The Martinez we know now is unrecognizable from the one at Flanagan High School. He hit just one home run his senior year, and, in an area saturated with superb baseball talent, Martinez didn’t separate himself from the pack, from a scouting perspective.

“He’d probably be the third name I’d rattle off on that team [that you’d guess would go pro],” says Eric Cruz, Martinez’s high school infield coach who is now an amateur scout for the D-backs. “He hit in the fifth hole for us. He doesn’t even hit in the five-hole in the big leagues. He’s a three-hole hitter or a cleanup hitter in the bigs.”

There was one team -- the Minnesota Twins -- that showed interest in Martinez that senior year, and they ended up taking him in the 36th round of the Draft. But their only intent with Martinez was to make him a “draft and follow” -- a now-extinct process in which a team takes a player in the late rounds with no intent of offering him a contract immediately but, rather, with the hope of signing him within a year if his performance blossomed at junior college.

Just one problem: Martinez didn’t have a college interested in him.

“The Twins called a bunch of jucos [junior colleges] and nobody wanted me,” Martinez says. “Everybody was full and didn’t have space.”

The Twins weren’t the only ones who tried. A couple weeks earlier, as the Flanagan bus emptied, Cruz had asked Martinez if he was ready and willing to go on a very different kind of road trip.

“What are you doing this weekend?” Cruz asked Martinez.

“Nothing,” Martinez replied.

“I’m going to call some schools and we’re going to go on a trip,” Cruz said, “We’re going to auction you off.”

That weekend, they got in Cruz’s Toyota Corolla and hit the road. Polk State College in Winter Haven. Manatee Community College in Bradenton. Florida State College at Jacksonville. They all had J.D. Martinez -- future Silver Slugger winner, future Hank Aaron Award winner, future World Series champion -- stretch, throw, run a 60 and take BP.

And then they all said, “Thanks, but no thanks.”

“I probably did about five or six workouts in two days,” Martinez recalls. “By like the fourth or fifth one, I couldn’t even throw. My arm was just shot. I was letting everything air out. Running, sprinting, hitting. Everybody said, 'Nope, nope.' So why did you even let me try out?”

Martinez did get one bite on that trip. At Florida Institute of Technology in Melbourne. He worked out in the morning and had an offer by lunch. The cafeteria even had free ice cream. What’s not to like?

Well, there was one little catch. When they got back into Cruz’s car, the coach asked the player what he thought, and Martinez said he really wasn’t interested in becoming a member of the Florida Tech Panthers.

Why? There were very few girls on campus.

“Florida Tech is like an engineering school,” Cruz says with a laugh, “and it was all dudes walking around.”
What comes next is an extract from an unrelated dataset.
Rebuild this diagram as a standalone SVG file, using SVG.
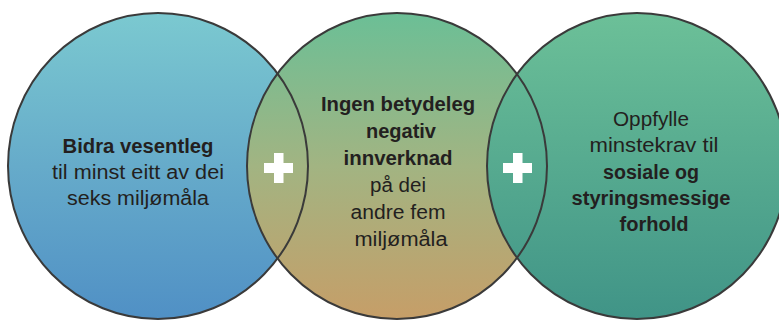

After that unsuccessful swing through the Sunshine State, the calendar flipped to June. Scholarships had dried up. The pickings were slimmer than … well, than the bony, teenage version of J.D. Martinez.

Finally, though, Cruz got word of an open tryout at Nova Southeastern University, a private school just a few miles from Martinez’s high school. Martinez showed up, performed well, and had an offer within a day. Granted, it wasn’t much of an offer. Martinez remembers it being around $1,500. It has been reported as $3,000. Whatever it was, the annual tuition was north of $20,000, so the scholarship didn’t go far.

But it was an opportunity at a time when such opportunities weren’t easy for Martinez to find.

“We basically came down to the 11th hour,” Cruz says. “I mean, school started like six weeks later. This was after our season. And he had to go to a workout -- an open tryout for high school kids -- to even be offered a scholarship to a Division 2 school. That’s how insane it was trying to get that kid signed.”

For Martinez, that was merely the beginning of the slights and the struggles. After a successful career at Nova Southeastern -- where he was teammates with fellow future big leaguers Mike Fiers and Miles Mikolas -- he was a 20th round Draft pick by the Houston Astros, who famously released him prior to the 2014 season. Even after he established himself as one of the game’s premier power hitters, Martinez endured a long free agency following the 2017 season before finally agreeing to terms with the Red Sox, the only team that was willing to go to nine figures for him.

“That experience in high school got him angry, and it made him work harder,” Cruz says. “Being drafted in the 20th round infuriated him. And then the Astros releasing him, it was one of those things where now, everybody’s going to pay. That has been his mindset.”